- Born: Suzhou, China
- Other names: Sherry Wu
- Occupation: Psychologist

Academic background
- Education: Princeton University
- Alma mater: University of Virginia
- Academic advisors: Betsy Levy Paluck Eldar Shafir

Academic work
- Discipline: Psychologist
- Sub-discipline: Group dynamics
- Institutions: University of California, Los Angeles

= Sherry Wu =

Chinese psychologist

Sherry Jueyu Wu is an Assistant Professor of Management and Organizational Behavior at the University of California, Los Angeles (UCLA) Anderson School of Management. in Westwood, California and the 2020 recipient of the Cialdini Prize from the Society for Personality and Social Psychology (SPSP) for her field research in group dynamics and authority. She conducts large-scale field experiments concerning group influence over long-lasting behavioral changes and decision processes under resource disparity and social inequality.

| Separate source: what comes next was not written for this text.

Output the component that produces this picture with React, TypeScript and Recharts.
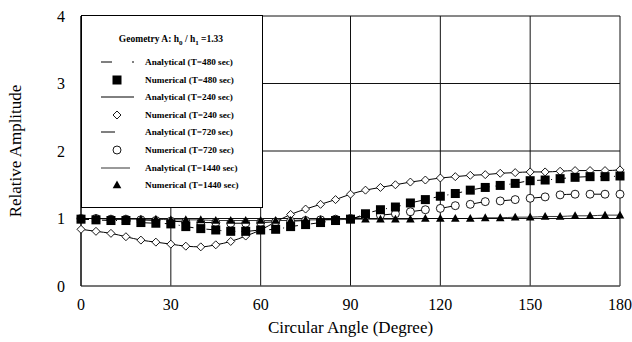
import React from "react";
import { LineChart, Line, XAxis, YAxis, CartesianGrid, Label } from "recharts";

const FONT = '"Liberation Serif", "Times New Roman", serif';

// circular angle, degrees
const angles = [
  0, 5, 10, 15, 20, 25, 30, 35, 40, 45, 50, 55, 60, 65, 70, 75, 80, 85, 90, 95,
  100, 105, 110, 115, 120, 125, 130, 135, 140, 145, 150, 155, 160, 165, 170, 175, 180,
];

const t240Values = [
  0.84, 0.81, 0.78, 0.73, 0.68, 0.65, 0.62, 0.59, 0.58, 0.61, 0.66, 0.74, 0.83, 0.95,
  1.06, 1.14, 1.21, 1.28, 1.36, 1.42, 1.46, 1.5, 1.54, 1.57, 1.6, 1.62, 1.64, 1.65,
  1.67, 1.68, 1.69, 1.69, 1.7, 1.71, 1.71, 1.71, 1.72,
];

const t480Values = [
  0.99, 0.98, 0.97, 0.97, 0.94, 0.93, 0.92, 0.88, 0.85, 0.83, 0.81, 0.81, 0.83, 0.84,
  0.88, 0.91, 0.94, 0.97, 0.99, 1.07, 1.13, 1.17, 1.23, 1.28, 1.33, 1.37, 1.42, 1.46,
  1.49, 1.52, 1.56, 1.57, 1.59, 1.61, 1.62, 1.62, 1.63,
];

const t720Values = [
  1.0, 1.0, 0.99, 0.99, 0.98, 0.97, 0.96, 0.95, 0.94, 0.94, 0.93, 0.93, 0.94, 0.95,
  0.96, 0.97, 0.98, 0.99, 1.0, 1.04, 1.05, 1.07, 1.1, 1.13, 1.15, 1.19, 1.21, 1.25,
  1.26, 1.28, 1.3, 1.32, 1.35, 1.36, 1.36, 1.36, 1.36,
];

const t1440Values = [
  1.0, 1.0, 0.99, 0.99, 0.99, 0.99, 0.98, 0.98, 0.98, 0.97, 0.97, 0.97, 0.97, 0.97,
  0.97, 0.98, 0.98, 0.98, 0.99, 0.99, 0.99, 0.99, 0.99, 1.0, 1.0, 1.0, 1.0, 1.01,
  1.01, 1.02, 1.02, 1.03, 1.03, 1.04, 1.04, 1.05, 1.05,
];

const xTicks = [0, 30, 60, 90, 120, 150, 180];
const yTicks = [0, 1, 2, 3, 4];

const rows = angles.map((angle, i) => ({
  angle,
  t240: t240Values[i],
  t480: t480Values[i],
  t720: t720Values[i],
  t1440: t1440Values[i],
}));

type DotProps = { cx?: number; cy?: number; index?: number };

const SquareDot = ({ cx = 0, cy = 0, index }: DotProps) => (
  <rect key={`sq-${index}`} x={cx - 4.5} y={cy - 4.5} width={9} height={9} fill="#000" />
);

const DiamondDot = ({ cx = 0, cy = 0, index }: DotProps) => (
  <path
    key={`di-${index}`}
    d={`M${cx},${cy - 4}L${cx + 4},${cy}L${cx},${cy + 4}L${cx - 4},${cy}Z`}
    fill="#fff"
    stroke="#000"
    strokeWidth={0.9}
  />
);

const CircleDot = ({ cx = 0, cy = 0, index }: DotProps) => (
  <circle key={`ci-${index}`} cx={cx} cy={cy} r={4} fill="#fff" stroke="#000" strokeWidth={0.9} />
);

const TriangleDot = ({ cx = 0, cy = 0, index }: DotProps) => (
  <path
    key={`tr-${index}`}
    d={`M${cx},${cy - 4.5}L${cx + 4.3},${cy + 3.3}L${cx - 4.3},${cy + 3.3}Z`}
    fill="#000"
  />
);

const legendText = {
  fontFamily: FONT,
  fontSize: 9.2,
  fontWeight: 700,
  fill: "#000",
} as const;

function GeometryLegend() {
  const entries = [
    { label: "Analytical (T=480 sec)", y: 46 },
    { label: "Numerical (T=480 sec)", y: 64 },
    { label: "Analytical (T=240 sec)", y: 81 },
    { label: "Numerical (T=240 sec)", y: 99 },
    { label: "Analytical (T=720 sec)", y: 116 },
    { label: "Numerical (T=720 sec)", y: 134 },
    { label: "Analytical (T=1440 sec)", y: 152 },
    { label: "Numerical (T=1440 sec)", y: 169 },
  ];
  const mx = 35;
  return (
    <div
      style={{
        position: "absolute",
        left: 81,
        top: 15,
        width: 180,
        height: 191,
        border: "1px solid #000",
        background: "#fff",
      }}
    >
      <svg width={180} height={191}>
        <text x={89} y={26} textAnchor="middle" {...legendText} fontSize={9.5}>
          Geometry A: h
          <tspan dy={3} fontSize={7}>0</tspan>
          <tspan dy={-3}> / h</tspan>
          <tspan dy={3} fontSize={7}>1</tspan>
          <tspan dy={-3}> =1.33</tspan>
        </text>
        <line x1={19} x2={30} y1={46} y2={46} stroke="#000" strokeWidth={1} />
        <line x1={50} x2={52} y1={46} y2={46} stroke="#000" strokeWidth={1} />
        <SquareDot cx={mx} cy={64} />
        <line x1={19} x2={52} y1={81} y2={81} stroke="#000" strokeWidth={1} />
        <DiamondDot cx={mx} cy={99} />
        <line x1={19} x2={33} y1={116} y2={116} stroke="#000" strokeWidth={1} />
        <CircleDot cx={mx} cy={134} />
        <line x1={19} x2={48} y1={152} y2={152} stroke="#000" strokeWidth={0.8} />
        <TriangleDot cx={mx} cy={169} />
        {entries.map((e) => (
          <text key={e.label} x={63} y={e.y + 3} {...legendText}>
            {e.label}
          </text>
        ))}
      </svg>
    </div>
  );
}

export default function App() {
  const tick = { fontFamily: FONT, fontSize: 16, fill: "#000" };
  return (
    <div style={{ position: "relative", width: 632, height: 342, background: "#fff" }}>
      <style>{"body{margin:0}"}</style>
      <LineChart width={632} height={342} data={rows} margin={{ top: 16, right: 12, bottom: 0, left: 0 }}>
        <CartesianGrid stroke="#111" strokeWidth={1} />
        <XAxis
          dataKey="angle"
          type="number"
          domain={[0, 180]}
          ticks={xTicks}
          tick={tick}
          tickLine={false}
          tickMargin={7}
          height={56}
          axisLine={{ stroke: "#666" }}
        >
          <Label
            value="Circular Angle (Degree)"
            position="insideBottom"
            offset={9}
            style={{ fontFamily: FONT, fontSize: 17, fill: "#000" }}
          />
        </XAxis>
        <YAxis
          type="number"
          domain={[0, 4]}
          ticks={yTicks}
          tick={tick}
          tickLine={false}
          tickMargin={10}
          width={81}
          axisLine={{ stroke: "#000" }}
        >
          <Label
            value="Relative Amplitude"
            angle={-90}
            position="insideLeft"
            offset={15}
            style={{ fontFamily: FONT, fontSize: 17, fill: "#000", textAnchor: "middle" }}
          />
        </YAxis>

        {/* analytical curves */}
        <Line dataKey="t240" type="monotone" stroke="#000" strokeWidth={1} dot={false} activeDot={false} isAnimationActive={false} />
        <Line dataKey="t480" type="monotone" stroke="#000" strokeWidth={1} strokeDasharray="8 6 1 6" dot={false} activeDot={false} isAnimationActive={false} />
        <Line dataKey="t720" type="monotone" stroke="#000" strokeWidth={1} strokeDasharray="14 16" dot={false} activeDot={false} isAnimationActive={false} />
        <Line dataKey="t1440" type="monotone" stroke="#000" strokeWidth={0.8} dot={false} activeDot={false} isAnimationActive={false} />

        {/* numerical results */}
        <Line dataKey="t240" stroke="none" dot={DiamondDot} activeDot={false} isAnimationActive={false} />
        <Line dataKey="t720" stroke="none" dot={CircleDot} activeDot={false} isAnimationActive={false} />
        <Line dataKey="t480" stroke="none" dot={SquareDot} activeDot={false} isAnimationActive={false} />
        <Line dataKey="t1440" stroke="none" dot={TriangleDot} activeDot={false} isAnimationActive={false} />
      </LineChart>
      <GeometryLegend />
    </div>
  );
}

== Education and career ==
Wu received her Bachelor of Arts degrees in Psychology and Economics graduating summa cum laude from the University of Virginia in May 2013. She then went on to Graduate Studies in Social Psychology and Social Policy at Princeton University under the mentorship of Betsy Levy Paluck and Eldar Shafir, earning her Ph.D. in June 2019. Currently, Wu has been an Assistant Professor at the UCLA Anderson School of Management since July 2019, instructing primarily MBA students in Leadership Foundations and Organizational Behavior Management.

== Personal ==
Wu is originally from Suzhou, China and graduated from the Jiangsu four-starred Suzhou High School. She is currently residing in Sherman Oaks, Los Angeles.

Wu is fluent in Mandarin Chinese, Wu Chinese, and English.